The task: From the first line of the listing below, retype each line up to and including the one with "plt.rcParams['font.family'] = ['Liberation"; pictures stay out.

┌────────

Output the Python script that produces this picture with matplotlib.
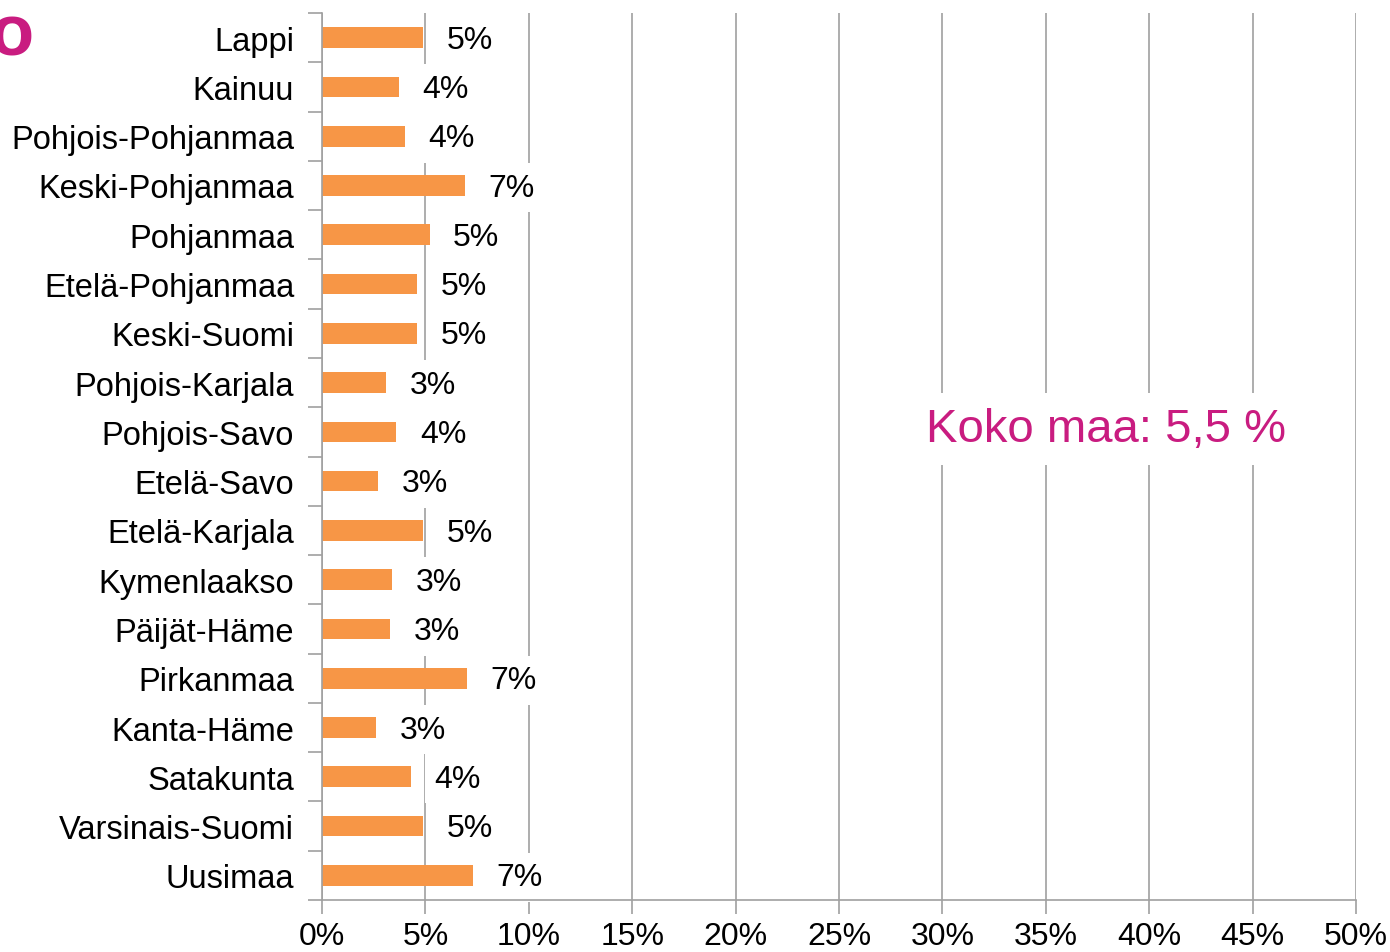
import matplotlib
matplotlib.use('Agg')
import matplotlib.pyplot as plt
import numpy as np

regions = ['Lappi', 'Kainuu', 'Pohjois-Pohjanmaa', 'Keski-Pohjanmaa', 'Pohjanmaa',
           'Etelä-Pohjanmaa', 'Keski-Suomi', 'Pohjois-Karjala', 'Pohjois-Savo',
           'Etelä-Savo', 'Etelä-Karjala', 'Kymenlaakso', 'Päijät-Häme', 'Pirkanmaa',
           'Kanta-Häme', 'Satakunta', 'Varsinais-Suomi', 'Uusimaa']
shares = [4.9, 3.7, 4.0, 6.9, 5.2,
          4.6, 4.6, 3.1, 3.6,
          2.7, 4.9, 3.4, 3.3, 7.0,
          2.6, 4.3, 4.9, 7.3]
value_labels = ['5%', '4%', '4%', '7%', '5%',
                '5%', '5%', '3%', '4%',
                '3%', '5%', '3%', '3%', '7%',
                '3%', '4%', '5%', '7%']
x_ticks = [0, 5, 10, 15, 20, 25, 30, 35, 40, 45, 50]
whole_country = 'Koko maa: 5,5 %'

plt.rcParams['font.family'] = ['Liberation Sans', 'DejaVu Sans']

orange = '#F79646'
pink = '#C91C80'
grey = '#A0A0A0'

fig = plt.figure(figsize=(13.9, 9.53), dpi=100)
ax = fig.add_axes([322 / 1390, 52 / 953, (1356 - 322) / 1390, (901 - 14) / 953])

y = np.arange(len(regions))
ax.barh(y, shares, height=0.42, color=orange, zorder=2)

ax.set_ylim(len(regions) - 0.5, -0.5)
ax.set_xlim(0, 50)

ax.set_yticks(y)
ax.set_yticklabels(regions, fontsize=23.5)
ax.set_yticks(np.arange(-0.5, len(regions), 1), minor=True)
ax.tick_params(axis='y', which='major', length=0, pad=20)
ax.tick_params(axis='y', which='minor', length=10, width=1.2, color=grey, direction='out')

ax.set_xticks(x_ticks)
ax.set_xticklabels([f'{t}%' for t in x_ticks], fontsize=23)
ax.tick_params(axis='x', length=10, width=1.2, color=grey, direction='out', pad=5)

ax.grid(axis='x', color=grey, linewidth=1.2, zorder=0)
ax.set_axisbelow(True)

for s in ['top', 'right']:
    ax.spines[s].set_visible(False)
for s in ['left', 'bottom']:
    ax.spines[s].set_color(grey)
    ax.spines[s].set_linewidth(1.2)

# labels sit under the spines so the white boxes only hide gridlines
for i, (v, lab) in enumerate(zip(shares, value_labels)):
    ax.annotate(lab, xy=(v, i), xytext=(17, -1.5), textcoords='offset points',
                va='center', ha='left', fontsize=23, zorder=2.2,
                bbox=dict(boxstyle='square,pad=0.3', fc='white', ec='none'))

ax.text(37.9, 7.94, whole_country, color=pink, fontsize=34, ha='center', va='center',
        zorder=2.2, bbox=dict(boxstyle='square,pad=0.3', fc='white', ec='none'))

fig.text(-0.008, 1 - 55 / 953, 'o', color=pink, fontsize=52, fontweight='bold',
         ha='left', va='baseline')

fig.savefig('out.png', dpi=100, facecolor='white')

└────────

Complete answer:
Output the Python script that produces this picture with matplotlib.
import matplotlib
matplotlib.use('Agg')
import matplotlib.pyplot as plt
import numpy as np

regions = ['Lappi', 'Kainuu', 'Pohjois-Pohjanmaa', 'Keski-Pohjanmaa', 'Pohjanmaa',
           'Etelä-Pohjanmaa', 'Keski-Suomi', 'Pohjois-Karjala', 'Pohjois-Savo',
           'Etelä-Savo', 'Etelä-Karjala', 'Kymenlaakso', 'Päijät-Häme', 'Pirkanmaa',
           'Kanta-Häme', 'Satakunta', 'Varsinais-Suomi', 'Uusimaa']
shares = [4.9, 3.7, 4.0, 6.9, 5.2,
          4.6, 4.6, 3.1, 3.6,
          2.7, 4.9, 3.4, 3.3, 7.0,
          2.6, 4.3, 4.9, 7.3]
value_labels = ['5%', '4%', '4%', '7%', '5%',
                '5%', '5%', '3%', '4%',
                '3%', '5%', '3%', '3%', '7%',
                '3%', '4%', '5%', '7%']
x_ticks = [0, 5, 10, 15, 20, 25, 30, 35, 40, 45, 50]
whole_country = 'Koko maa: 5,5 %'

plt.rcParams['font.family'] = ['Liberation Sans', 'DejaVu Sans']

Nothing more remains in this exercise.